If I try collect like this : id_2 = df_table.select(another_field).collect()
I get this : [Row(ID_1=3013848), Row(ID_1=319481), Row(ID_1=391948)...]
which looks like just listing all id in a list.
I thought of doing : id_2 = df_table.select(another_field).filter(col(field).contains("val"))
but I still get the same result as first attempt.
I would like my id_2
for each iteration of my loop to take value from the field I am filtering on. Like :
3013848
319481
...
But not a list from every value of matching fields from my dataframe.

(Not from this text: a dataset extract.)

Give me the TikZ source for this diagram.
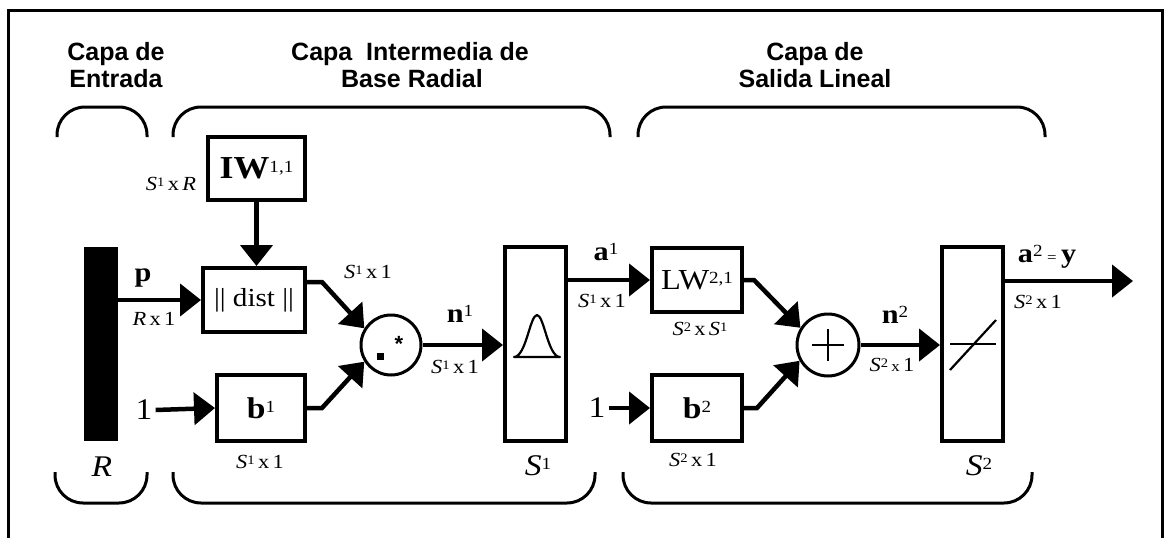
\documentclass[tikz,border=0pt]{standalone}
\usepackage{fontspec}
\setmainfont{Liberation Serif}[FakeStretch=1.12]
\newfontfamily\titlefont{Liberation Sans}
\usetikzlibrary{arrows.meta}
\newcommand{\lsup}[1]{\raisebox{4pt}{\fontsize{13}{13}\selectfont #1}}
\newcommand{\bsup}[1]{\raisebox{6pt}{\fontsize{17}{17}\selectfont\mdseries #1}}
\newcommand{\Sx}[1]{\textit{S}\lsup{#1}}
\begin{document}
\begin{tikzpicture}[x=1pt,y=-1pt,
  frame/.style={line width=3pt},
  brace/.style={line width=3pt, rounded corners=28pt},
  box/.style={draw, line width=4pt, inner sep=0pt, rectangle},
  ring/.style={draw, circle, line width=3pt, inner sep=0pt},
  conn/.style={line width=4.5pt, -{Triangle[length=21pt,width=32pt]}},
  title/.style={font=\titlefont\bfseries\fontsize{25}{27}\selectfont, inner sep=0pt, anchor=base},
  dimlab/.style={font=\fontsize{20}{22}\selectfont, inner sep=0pt, anchor=base},
  biglab/.style={font=\bfseries\fontsize{27}{29}\selectfont, inner sep=0pt, anchor=base},
  symlab/.style={font=\fontsize{30}{32}\selectfont, inner sep=0pt, anchor=base},
]
\useasboundingbox (0,0) rectangle (1170,538);
% frame
\draw[frame] (8,538) -- (8,10) -- (1162,10) -- (1162,538);
% titles
\node[title] (t1a) at (116,60) {Capa de};
\node[title] (t1b) at (116,87) {Entrada};
\node[title] (t2a) at (410,60) {Capa\ \ Intermedia de};
\node[title] (t2b) at (412,87) {Base Radial};
\node[title] (t3a) at (815,60) {Capa de};
\node[title] (t3b) at (815,87) {Salida Lineal};
% top braces
\draw[brace] (57,137) -- (57,107) -- (147,107) -- (147,137);
\draw[brace] (173,137) -- (173,107) -- (610,107) -- (610,137);
\draw[brace] (638,137) -- (638,107) -- (1045,107) -- (1045,137);
% bottom braces
\draw[brace] (55,472) -- (55,503) -- (147,503) -- (147,472);
\draw[brace] (173,472) -- (173,503) -- (595,503) -- (595,472);
\draw[brace] (623,472) -- (623,503) -- (1032,503) -- (1032,472);
% blocks
\node[fill=black, inner sep=0pt, minimum width=34pt, minimum height=194pt] (inbar) at (101,344) {};
\node[box, minimum width=97pt, minimum height=63pt] (IW) at (256.5,168.5)
  {\fontsize{32}{32}\selectfont\bfseries IW\bsup{1,1}};
\node[box, minimum width=102pt, minimum height=64pt] (dist) at (254,300)
  {\fontsize{26}{26}\selectfont || dist ||};
\node[box, minimum width=88pt, minimum height=66pt] (b1) at (261,408)
  {\fontsize{30}{30}\selectfont\bfseries b\bsup{1}};
\node[ring, minimum size=60pt] (dot) at (391,345) {};
\node[box, minimum width=61pt, minimum height=194pt] (radbas) at (535.5,344) {};
\node[box, minimum width=90pt, minimum height=64pt] (LW) at (697,280)
  {\fontsize{29}{29}\selectfont LW\bsup{2,1}};
\node[box, minimum width=90pt, minimum height=66pt] (b2) at (697,408)
  {\fontsize{30}{30}\selectfont\bfseries b\bsup{2}};
\node[ring, minimum size=62pt] (plus) at (828,345) {};
\node[box, minimum width=61pt, minimum height=194pt] (purelin) at (972.5,344) {};
% symbols inside
\fill (376.5,352.5) rectangle ++(7,7);
\node[font=\titlefont\bfseries\fontsize{22}{22}\selectfont, inner sep=0pt, anchor=base] (star) at (399,351) {*};
\draw[line width=2.2pt, line join=round]
  (514,357) .. controls (526,357) and (530,315) .. (537,315)
  .. controls (544,315) and (548,357) .. (560,357) -- cycle;
\draw[line width=2.5pt] (812,345) -- (844,345) (828,329) -- (828,361);
\draw[line width=1.2pt] (950,344) -- (996,344);
\draw[line width=2.2pt] (950,370) -- (996,320);
% input labels
\node[symlab, anchor=center, inner sep=3pt] (one1) at (144,410) {1};
\node[symlab, anchor=center, inner sep=3pt] (one2) at (597,408) {1};
% connectors
\draw[conn] (inbar.east |- dist.west) -- (dist.west);
\draw[conn] (IW.south) -- (IW.south |- dist.north);
\draw[conn] (one1.east) -- (b1.west);
\draw[conn] ([yshift=18pt]dist.east) -- ++(15,0) -- (dot.148);
\draw[conn] (b1.east) -- ++(15,0) -- (dot.212);
\draw[conn] (dot.east) -- (radbas.west |- dot.east);
\draw[conn] (radbas.east |- LW.west) -- (LW.west);
\draw[conn] (one2.east) -- (b2.west);
\draw[conn] (LW.east) -- ++(10,0) -- (plus.148);
\draw[conn] (b2.east) -- ++(13,0) -- (plus.209);
\draw[conn] (plus.east) -- (purelin.west |- plus.east);
\coordinate (outend) at (1133,281);
\draw[conn] (purelin.east |- outend) -- (outend);
% labels
\node[dimlab] (lSxR) at (171,190) {\Sx{1}\,x\,\textit{R}};
\node[biglab] (lp) at (143,281) {p};
\node[dimlab] (lRx1) at (154,325) {\textit{R}\,x\,1};
\node[dimlab] (lS1a) at (368,278) {\Sx{1}\,x\,1};
\node[biglab] (ln1) at (460,322) {n\bsup{1}};
\node[dimlab] (lS1b) at (455,373) {\Sx{1}\,x\,1};
\node[dimlab] (lS1c) at (260,468) {\Sx{1}\,x\,1};
\node[symlab] (lR) at (102,476) {\textit{R}};
\node[symlab] (lS1) at (538,475) {\textit{S}\bsup{1}};
\node[biglab] (la1) at (606,260) {a\bsup{1}};
\node[dimlab] (lS1d) at (602,307) {\Sx{1}\,x\,1};
\node[dimlab] (lS2S1) at (700,335) {\Sx{2}\,x\,\Sx{1}};
\node[dimlab] (lS2a) at (693,466) {\Sx{2}\,x\,1};
\node[biglab] (ln2) at (895,323) {n\bsup{2}};
\node[dimlab] (lS2b) at (892,371) {\Sx{2}\,{\fontsize{15}{15}\selectfont x}\,1};
\node[symlab] (lS2) at (979,475) {\textit{S}\bsup{2}};
\node[biglab] (la2) at (1047,262) {a\bsup{2}\,{\fontsize{15}{15}\selectfont\mdseries =}\,y};
\node[dimlab] (lS2c) at (1038,308) {\Sx{2}\,x\,1};
\end{tikzpicture}
\end{document}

Any idea on how I could get that into my variable ?
Thank you for helping.
CodePudding user response:
In fact, dataFrame.select(colName) is supposed to return a column(a dataframe of with only one column) but not the column value of the line. I see in your comment you want to do recursive lookup in a spark dataframe. The thing is, firstly, spark AFAIK, doesn't support recursive operation. If you have a deep recursive operation to do, you'd better collect the dataframe you have and do it on your driver without spark. Instead, you can use what library you want but you lose the advantage of treating the data in the distributive way. Secondly, spark isn't designed to do operations with iteration on each record. Try to achieve with join of dataframes, but it return to my first point, if your later operation of join depends on your join result, in a recursive way, just forget spark.